Contact resistance refers to the resistance generated between the contact surfaces of two electrical conductors. The existence of this resistance is due to imperfect contact on the contact surface, usually due to factors such as surface roughness, oxide layer, contamination, and differences in the conductivity of materials. Contact resistance is an important parameter in electrical engineering, especially in the design of electrical connections and switchgear. Its size directly affects the efficiency of current conduction and the performance of the equipment.

Where contact resistance occurs:

Contact resistance usually occurs at the contact points of various electrical connections, such as:

1. Plugs and sockets: In household appliances and electronic devices, the contact resistance between plugs and sockets may affect the normal operation of the equipment.

2. Switches and relays: At the contact surface of electrical switches and relays, changes in contact resistance may cause delayed response or failure of the equipment.

3. Battery connection: At the connection point between the battery and the device, an increase in contact resistance may cause a decrease in battery efficiency.

4. Cable joints: At the connection point of the cable, an increase in contact resistance may lead to a decrease in power transmission efficiency, or even overheating and damage.

How to test contact resistance?

There are many ways to test contact resistance. Here are some common test steps and equipment:

1. Use the four-probe method: The four-probe method is a common technique for testing contact resistance. This method uses four electrodes, two of which are used to apply current and the other two are used to measure voltage. By measuring the voltage and current, the contact resistance can be calculated using Ohm’s law (R=V/I).

2. Contact resistance tester: Dedicated contact resistance testers can provide accurate measurements. These instruments usually have automation functions that can quickly measure and record the value of contact resistance.

3. Thermistor method: This method calculates contact resistance by measuring the temperature change of the contact point. When the contact resistance increases, the heat generated by the contact point will also increase, causing the temperature to rise.

4. Frequency response method: By applying AC signals of different frequencies and observing the phase difference and amplitude changes of current and voltage, the characteristics of contact resistance can be derived.

Factors affecting contact resistance

The size of contact resistance is affected by many factors, including:

Surface condition: Whether the contact surface is smooth and clean will directly affect the size of the resistance. Large surface roughness or the presence of contaminants will increase contact resistance.

Contact pressure: The greater the pressure applied at the contact point, the lower the contact resistance will generally be. This is because greater pressure allows the contact surface to fit better and reduces irregularities in the contact area.

Material properties: Different materials have different electrical conductivities, and materials with better electrical conductivity (such as copper and silver) generally have lower contact resistance.

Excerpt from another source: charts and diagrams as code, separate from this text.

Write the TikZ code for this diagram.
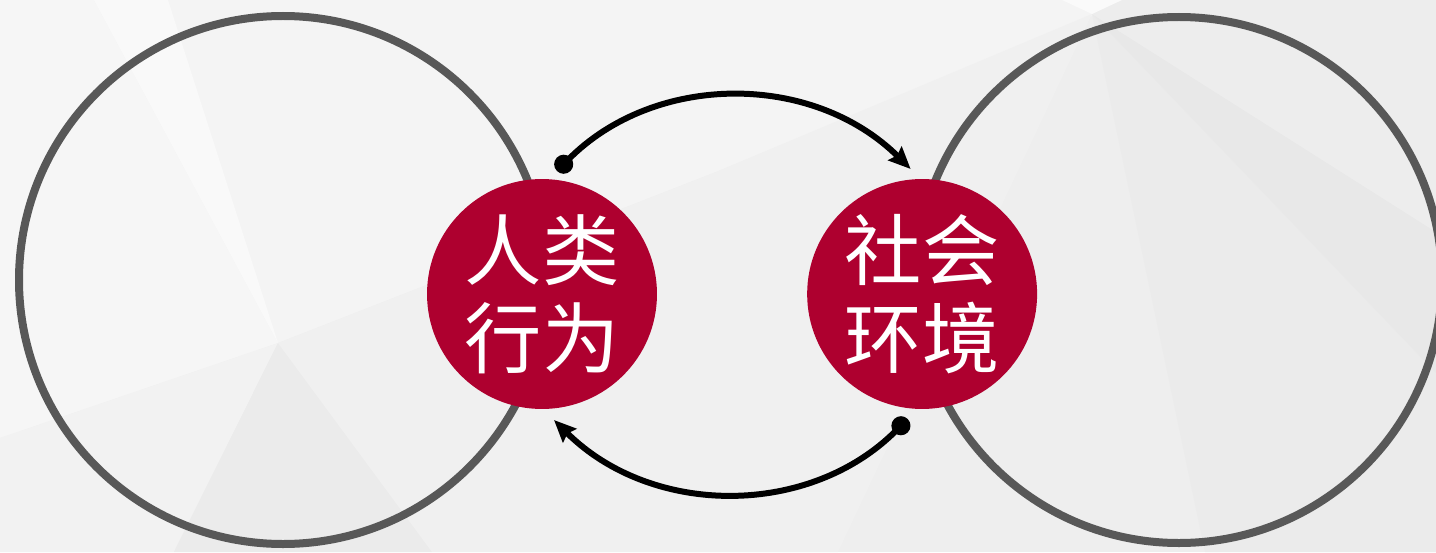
\documentclass[tikz,border=0pt]{standalone}
\usepackage{fontspec}
\setmainfont{Noto Sans CJK SC}
\usepackage{tikz}
\usetikzlibrary{calc,positioning,arrows.meta}
\definecolor{deepred}{HTML}{AE002F}
\definecolor{ringgray}{HTML}{585858}

\begin{document}
\begin{tikzpicture}[x=0.02cm,y=0.02cm,
		ring/.style={draw=ringgray,line width=0.16cm},
		hub/.style={shape=circle,fill=deepred,text=white,minimum size=4.6cm,inner sep=0pt,align=center,font=\fontsize{44}{50}\selectfont},
		link/.style={line width=0.12cm,{Circle[length=0.38cm]}-{Stealth[length=0.44cm,width=0.38cm,inset=0.06cm]}}]
		\useasboundingbox (0,0) rectangle (1436,552);
		\fill[black!6.5] (0,0) rectangle (1436,552);
		\fill[black!4.5] (0,552) -- (0,114) -- (278,209) -- (716,380) -- (1097,538) -- (1097,552) -- cycle;
		\fill[black!3.5] (0,552) -- (0,114) -- (278,209) -- (94,552) -- cycle;
		\fill[black!2.5] (94,552) -- (168,552) -- (278,209) -- cycle;
		\fill[black!5] (0,0) -- (0,114) -- (278,209) -- (174,0) -- cycle;
		\fill[black!8] (278,209) -- (174,0) -- (432,0) -- cycle;
		\fill[black!6] (1092,538) -- (838,0) -- (432,0) -- (278,209) -- (716,380) -- cycle;
		\fill[black!8] (1092,538) -- (1205,0) -- (1436,0) -- (1436,179) -- cycle;
		\fill[black!9] (1092,538) -- (1436,179) -- (1436,320) -- cycle;
		\fill[black!7] (1092,538) -- (1436,320) -- (1436,552) -- (1120,552) -- cycle;
		\fill[black!2] (1062,552) -- (1092,538) -- (1122,552) -- cycle;
		\draw[ring] (283,272) circle [radius=264];
		\draw[ring] (1179,272) circle [radius=263];
		\node(hb) [hub] at (542,258) {人类\\行为};
		\node(se) [hub,right=2.99cm of hb] {社会\\环境};
		\coordinate (a1) at ($(hb)+(15,123)$);
		\coordinate (a2) at ($(se)+(-11.5,125)$);
		\coordinate (b1) at ($(se)+(-14.5,-125)$);
		\coordinate (b2) at ($(hb)+(12,-126)$);
		\draw[link] (a1) to[bend left=45] (a2);
		\draw[link] (b1) to[bend left=45] (b2);
	\end{tikzpicture}
\end{document}
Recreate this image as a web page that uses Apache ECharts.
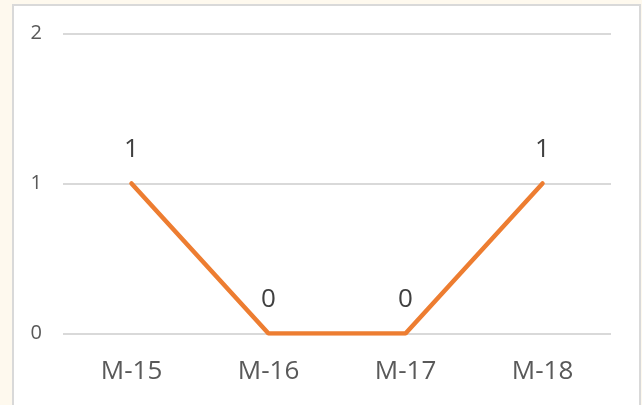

Environmental factors: Environmental factors such as temperature and humidity can also affect the measurement of contact resistance. In high temperature environments, the conductivity of metal materials may change, which affects the contact resistance.

Contact resistance is an important parameter that cannot be ignored in electrical connections. It directly affects the performance and reliability of the equipment. By understanding the definition, occurrence location and test methods of contact resistance, electrical equipment can be better designed and maintained to ensure its stable operation in various environments. With the advancement of technology, the test and control technology of contact resistance is also constantly developing, and in the future there may be more efficient and accurate methods to evaluate and optimize contact resistance.